─── Data excerpts ───

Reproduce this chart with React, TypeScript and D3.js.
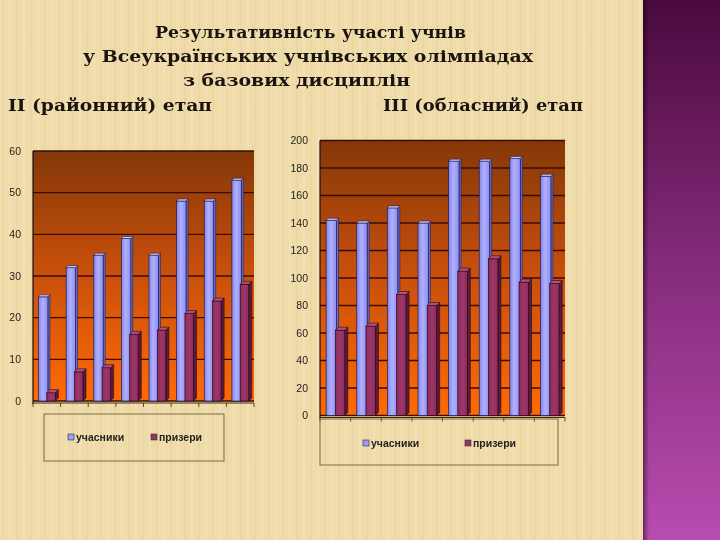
import React from "react";
import * as d3 from "d3";

const categories = ["1", "2", "3", "4", "5", "6", "7", "8"];
const leftParticipants = [25, 32, 35, 39, 35, 48, 48, 53];
const leftWinners = [2, 7, 8, 16, 17, 21, 24, 28];
const rightParticipants = [142, 140, 151, 140, 185, 185, 187, 174];
const rightWinners = [62, 65, 88, 80, 105, 114, 97, 96];
const leftTicks = [0, 10, 20, 30, 40, 50, 60];
const rightTicks = [0, 20, 40, 60, 80, 100, 120, 140, 160, 180, 200];
const seriesNames = ["учасники", "призери"];
const titleLines = [
  "Результативність участі учнів",
  "у Всеукраїнських учнівських олімпіадах",
  "з базових дисциплін",
];
const stageLabels = ["II (районний) етап", "III (обласний) етап"];

type ChartProps = {
  id: string;
  a: number[];
  b: number[];
  ticks: number[];
  max: number;
  left: number;
  right: number;
  top: number;
  bottom: number;
  legend: { x: number; y: number; w: number; h: number; t1: number; t2: number; ty: number };
};

function Bar3D({ x, w, y0, y1, d, side, topC, stroke, grad }: any) {
  return (
    <g>
      <polygon
        points={`${x + w},${y1} ${x + w + d},${y1 - d} ${x + w + d},${y0 - d} ${x + w},${y0}`}
        fill={side}
        stroke={stroke}
        strokeWidth={0.6}
      />
      <rect x={x} y={y1} width={w} height={Math.max(0, y0 - y1)} fill={grad} stroke={stroke} strokeWidth={0.7} />
      <polygon
        points={`${x},${y1} ${x + d},${y1 - d} ${x + w + d},${y1 - d} ${x + w},${y1}`}
        fill={topC}
        stroke={stroke}
        strokeWidth={0.6}
      />
    </g>
  );
}

function Chart({ id, a, b, ticks, max, left, right, top, bottom, legend }: ChartProps) {
  const y = d3.scaleLinear().domain([0, max]).range([bottom, top]);
  const x = d3.scaleBand<string>().domain(categories).range([left, right]).padding(0);
  const bw = x.bandwidth();
  return (
    <g>
      <rect x={left} y={top} width={right - left} height={bottom - top} fill={`url(#wall-${id})`} />
      {ticks.map((t) => (
        <line key={t} x1={left} x2={right} y1={y(t)} y2={y(t)} stroke="#3a0c00" strokeWidth={1.4} />
      ))}
      <line x1={left} x2={left} y1={top} y2={bottom + 3} stroke="#111" strokeWidth={1.2} />
      {categories.map((c, i) => {
        const x0 = x(c) as number;
        return (
          <g key={c}>
            <Bar3D
              x={x0 + bw * 0.2}
              w={bw * 0.34}
              y0={y(0)}
              y1={y(a[i])}
              d={2}
              side="#6f6fcc"
              topC="#d0d0ff"
              stroke="#1c1c55"
              grad="url(#blueGrad)"
            />
            <Bar3D
              x={x0 + bw * 0.5}
              w={bw * 0.31}
              y0={y(0)}
              y1={y(b[i])}
              d={3}
              side="#5e1a3c"
              topC="#b4507e"
              stroke="#2a0818"
              grad="url(#purpleGrad)"
            />
          </g>
        );
      })}
      <line x1={left} x2={right} y1={bottom + 2} y2={bottom + 2} stroke="#3a2a10" strokeWidth={1} />
      {d3.range(categories.length + 1).map((i) => (
        <line
          key={i}
          x1={left + i * bw}
          x2={left + i * bw}
          y1={bottom + 2}
          y2={bottom + 6}
          stroke="#3a2a10"
          strokeWidth={0.8}
        />
      ))}
      {ticks.map((t) => (
        <text
          key={t}
          x={left - 12}
          y={y(t)}
          dy="0.35em"
          textAnchor="end"
          fontFamily="Arial, 'Liberation Sans', sans-serif"
          fontSize={10.5}
          fill="#222"
        >
          {t}
        </text>
      ))}
      <rect x={legend.x} y={legend.y} width={legend.w} height={legend.h} fill="none" stroke="#7a6a45" strokeWidth={1} />
      <rect x={legend.t1 - 8} y={legend.ty - 7} width={6} height={6} fill="#9999ff" stroke="#333" strokeWidth={0.6} />
      <text x={legend.t1} y={legend.ty} fontFamily="Arial, 'Liberation Sans', sans-serif" fontWeight="bold" fontSize={10.5} fill="#222">
        {seriesNames[0]}
      </text>
      <rect x={legend.t2 - 8} y={legend.ty - 7} width={6} height={6} fill="#993366" stroke="#333" strokeWidth={0.6} />
      <text x={legend.t2} y={legend.ty} fontFamily="Arial, 'Liberation Sans', sans-serif" fontWeight="bold" fontSize={10.5} fill="#222">
        {seriesNames[1]}
      </text>
    </g>
  );
}

export default function App() {
  const serif = "'DejaVu Serif', 'Liberation Serif', serif";
  return (
    <svg width={720} height={540} style={{ position: "fixed", left: 0, top: 0 }}>
      <defs>
        <pattern id="paper" width="14" height="9" patternUnits="userSpaceOnUse">
          <rect width="14" height="9" fill="#efdcaa" />
          <line x1="3" y1="0" x2="3" y2="9" stroke="#e2cc94" strokeWidth="1" opacity="0.6" />
          <line x1="10" y1="0" x2="10" y2="9" stroke="#f6e8c0" strokeWidth="1" opacity="0.7" />
          <line x1="0" y1="4" x2="14" y2="4" stroke="#e6d29e" strokeWidth="0.6" opacity="0.5" />
        </pattern>
        <linearGradient id="strip" x1="0" y1="0" x2="0" y2="1">
          <stop offset="0" stopColor="#4a0a3e" />
          <stop offset="0.5" stopColor="#862c7c" />
          <stop offset="1" stopColor="#b84cb0" />
        </linearGradient>
        <linearGradient id="stripEdge" x1="0" y1="0" x2="1" y2="0">
          <stop offset="0" stopColor="#000" stopOpacity="0.45" />
          <stop offset="1" stopColor="#000" stopOpacity="0" />
        </linearGradient>
        {["l", "r"].map((k) => (
          <linearGradient key={k} id={`wall-${k}`} x1="0" y1="0" x2="0" y2="1">
            <stop offset="0" stopColor="#843808" />
            <stop offset="0.45" stopColor="#c44e0c" />
            <stop offset="1" stopColor="#ff6a04" />
          </linearGradient>
        ))}
        <linearGradient id="blueGrad" x1="0" y1="0" x2="1" y2="0">
          <stop offset="0" stopColor="#8686ea" />
          <stop offset="0.45" stopColor="#b0b0ff" />
          <stop offset="1" stopColor="#8c8cf0" />
        </linearGradient>
        <linearGradient id="purpleGrad" x1="0" y1="0" x2="1" y2="0">
          <stop offset="0" stopColor="#8a2c5c" />
          <stop offset="0.5" stopColor="#9e3669" />
          <stop offset="1" stopColor="#8a2c5c" />
        </linearGradient>
      </defs>
      <rect x={0} y={0} width={720} height={540} fill="url(#paper)" />
      <rect x={643} y={0} width={77} height={540} fill="url(#strip)" />
      <rect x={643} y={0} width={6} height={540} fill="url(#stripEdge)" />

      <g fontFamily={serif} fontWeight="bold" fill="#1a1410">
        <text x={155} y={38} fontSize={17} textLength={311} lengthAdjust="spacingAndGlyphs">
          {titleLines[0]}
        </text>
        <text x={83} y={62} fontSize={17} textLength={450} lengthAdjust="spacingAndGlyphs">
          {titleLines[1]}
        </text>
        <text x={183} y={86} fontSize={17} textLength={227} lengthAdjust="spacingAndGlyphs">
          {titleLines[2]}
        </text>
        <text x={8} y={111} fontSize={17} textLength={204} lengthAdjust="spacingAndGlyphs">
          {stageLabels[0]}
        </text>
        <text x={383} y={111} fontSize={17} textLength={200} lengthAdjust="spacingAndGlyphs">
          {stageLabels[1]}
        </text>
      </g>

      <Chart
        id="l"
        a={leftParticipants}
        b={leftWinners}
        ticks={leftTicks}
        max={60}
        left={33}
        right={254}
        top={151}
        bottom={401}
        legend={{ x: 44, y: 414, w: 180, h: 47, t1: 76, t2: 159, ty: 441 }}
      />
      <Chart
        id="r"
        a={rightParticipants}
        b={rightWinners}
        ticks={rightTicks}
        max={200}
        left={320}
        right={565}
        top={140.5}
        bottom={415.5}
        legend={{ x: 320, y: 419, w: 238, h: 46, t1: 371, t2: 473, ty: 447 }}
      />
    </svg>
  );
}
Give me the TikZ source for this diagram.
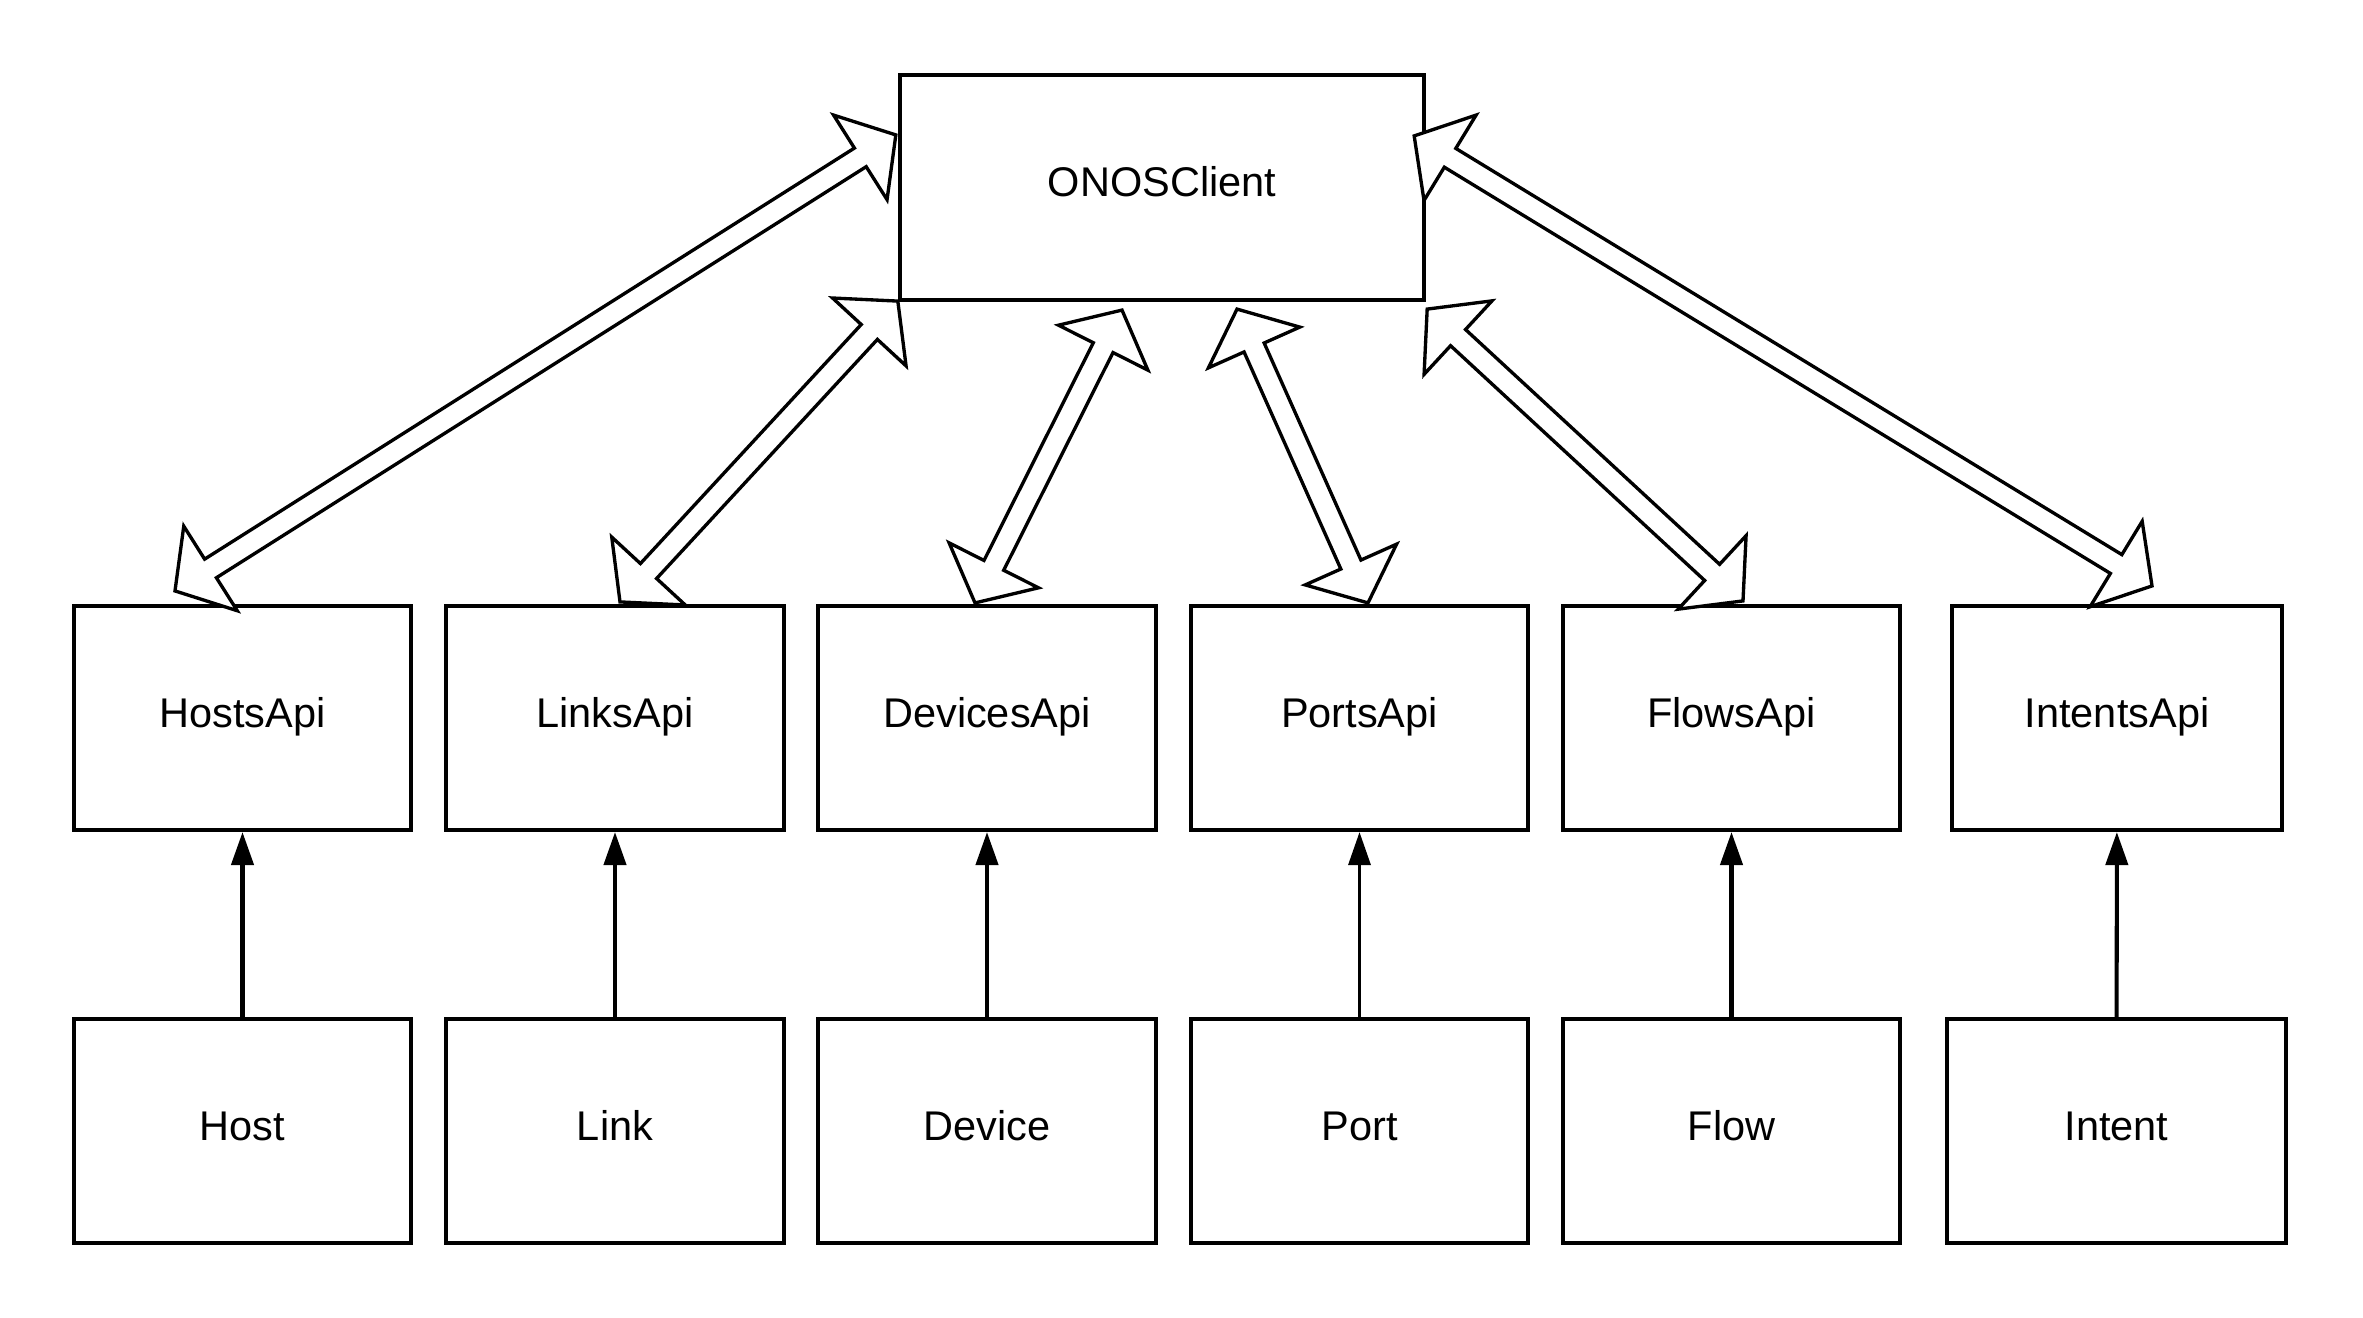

───

## Directions for this task:
Repeat exactly and only the lines from the start of the data above through the line that holds "import * as", inclusive. Pictures do not belong in the copy.

## Output of the task:
Reproduce this chart with React, TypeScript and D3.js.
import React from "react";
import * as d3 from "d3";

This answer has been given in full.